WTH…Why is This Listing Not Available? Outdated Listings, Bait and Switches and Open Listings


When you start your apartment hunt in NYC, chances are you’ll often run into situations in which an apartment listed online is no longer available. This happens because there’s no central database that automatically updates rental listings when their status changes. Instead, landlords and rental brokers have to manually update the listings themselves, often causing a delay which produces what are referred to as stale or outdated rental listings. Unlike when agents use bait-and-switch listings to lure tenants, stale listings occur when the landlord or agent fails to remove apartments that are no longer available.

Why are Outdated Rental Listings Common?

Often, a landlord won’t tell an agent the apartment is gone until the agent calls to arrange a viewing. Even worse, this can happen when an agent shows up and asks for the keys. Because many individual landlords are difficult to reach, even the best agents can’t always prevent this from happening. If, however, it happens repeatedly to your agent, find a new agent! It could be the sign of a rental scam.

How to Avoid the Bait and Switch

Sometimes agents advertise apartments that simply do not exist.

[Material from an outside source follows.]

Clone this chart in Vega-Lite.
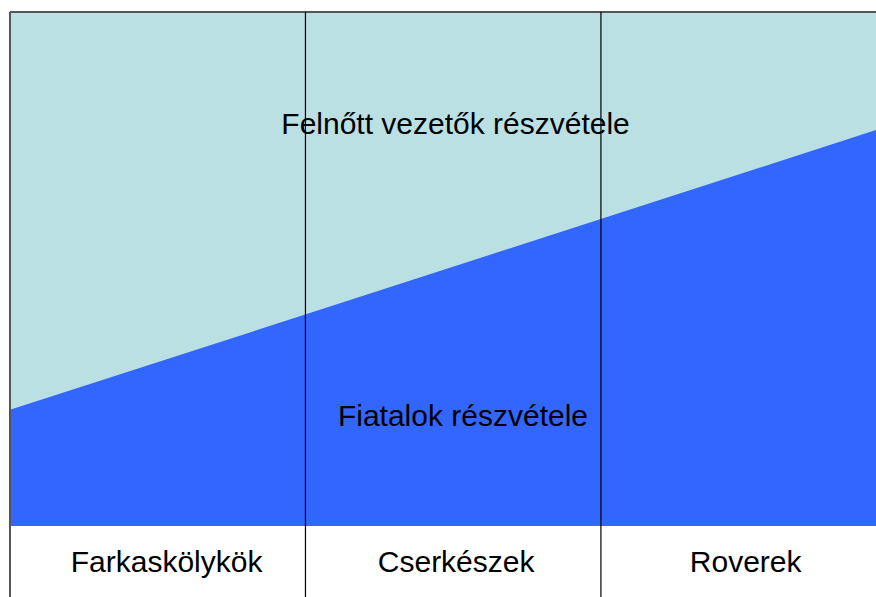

When you call to inquire about the listing, they’ll make up a story about what happened to the make-believe apartment and offer to show you real apartments instead. It’s called bait and switch; it’s inexcusable, and we kick agents off our website for trying this. If you see it on our site, please let us know.

What is an Open Listing? Why Can’t I See the Address?

Sometimes landlords will give multiple agents permission to list an apartment to get as many prospective renters as possible through the door. These are called “open listings”. Unlike an exclusive agreement where only one agent has permission to advertise, an open listing may be advertised by several agents at once. This competition among agents is why users may not see an address for the listing they are interested in. If an agent were to disclose the address of a listing, the renter might bypass the agent to avoid paying the fee. For a hard-working agent, this would be the equivalent of working for free. So you should expect to see a general location, such as Upper West Side (UWS), in the listing. When you meet the agent for a viewing, he or she will first meet you at a nearby spot (i.e. Starbucks).